Cataloging Digital Documents
MICHELE NORRIS, host:
This is ALL THINGS CONSIDERED from NPR News. I'm Michele Norris.
MELISSA BLOCK, host:
And I'm Melissa Block.
Today, the poet Maya Angelou paid a visit to the Schomburg Center for Research in Black Culture, part of the New York Public Library. She was there to mark the center's acquisition of her personal papers and documents, more than 300 boxes in all.
Included are notes from Angelou's autobiography, "I Know Why the Caged Bird Sings," as well as a draft of the poem she wrote for President Clinton's inauguration and yellow notepads filled with her handwriting.
NORRIS: The trove of materials led us to reflect on how times have changed. Nowadays, much of what we compose goes straight into a computer. The backspace key erases evidence of our thought process. Personal correspondence is done over email.
To talk about what this shift has meant for archivists, we've called on Richard Oram. He's associate director of the Harry Ransom Center at the University of Texas at Austin. Welcome to the program.
Mr. RICHARD ORAM (Associate Director, Harry Ransom Center, University of Texas at Austin): Thank you, Michele.
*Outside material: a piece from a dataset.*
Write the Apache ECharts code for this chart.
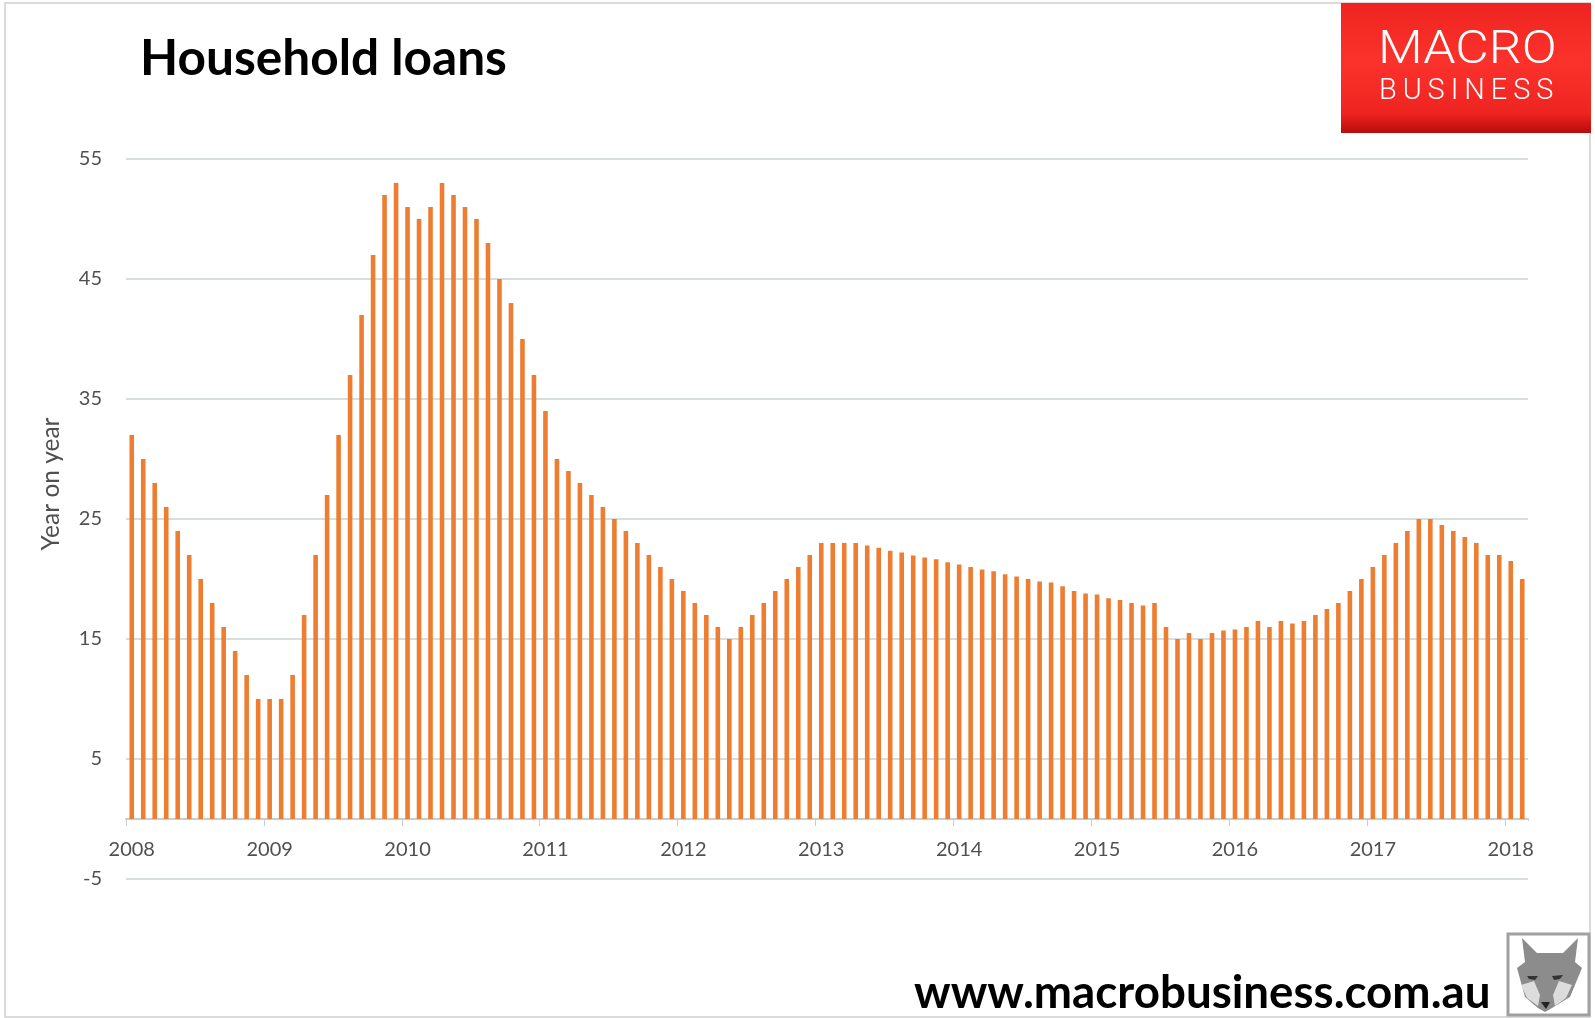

NORRIS: Now, you've handled such things as the Gutenberg Bible and Edgar Allan Poe's documents. But in your work, are you starting to see more digital files, and with that, more challenges on what to do with them?
Mr. ORAM: Paper still lives, fortunately, for archivists. We have a digital archivist who handles things like email and other things, and audio and visual materials in digital format. But most of our archives are still predominantly paper and probably will be for some time to come. I'm sure reading the press releases about the Angelou archives that it's largely paper.
NORRIS: When you do get digital files, Word documents, emails, hard drives, flash drives, things like that, what are the challenges in dealing with them?
Mr. ORAM: Well, the problem - there's two sorts of problems. First of all, the media they are on, which could be tapes or old floppy disks, eight-inch floppy disks - haven't seen a lot of those lately - deteriorate over time, and the other problem was that they become obsolete. Technologically, they can't be read, and the software becomes obsolete. WordPerfect was hot 15 to 20 years ago. Now, it's almost impossible to find a copy lying around. So it's a very big challenge for our digital archivists.
NORRIS: Does that mean that you have to keep a version of all of these somewhere at the Ransom Center so if you need to unpack some of this you can figure out how to get to that data?
Mr. ORAM: We are actually beginning a sort of small version of the Boston Computer Museum with obsolete technology, just in order to read some of these obsolete formats and disk drives, things like that.
And there's a whole division called forensic software, which we are actually borrowing from the law enforcement profession to be able to read some of these files in obsolete formats and using obsolete software.
NORRIS: Now, based on what I know of the Harry Ransom Center, it's not just a research center, it's also a place where people go to see exhibits and displays.
How will you mount displays and exhibits when most of the material is in digital form?
Mr. ORAM: We've already done that, Michele. We've actually used computer monitors and showed digital files of the hypertext writer, Michael Joyce. In fact, through a digital medium is the only way that you can truly experience his literary world, his world of hypertext that now is a genre that hasn't done well in recent years. But it was an important one in its day. We were able to recreate that experience both in our reading room and in our exhibition galleries.
NORRIS: Richard Oram, good to talk to you.
Mr. ORAM: Thank you very much.
NORRIS: Richard Oram is associate director and Hobby Foundation Librarian at the Harry Ransom Center and the University of Texas at Austin.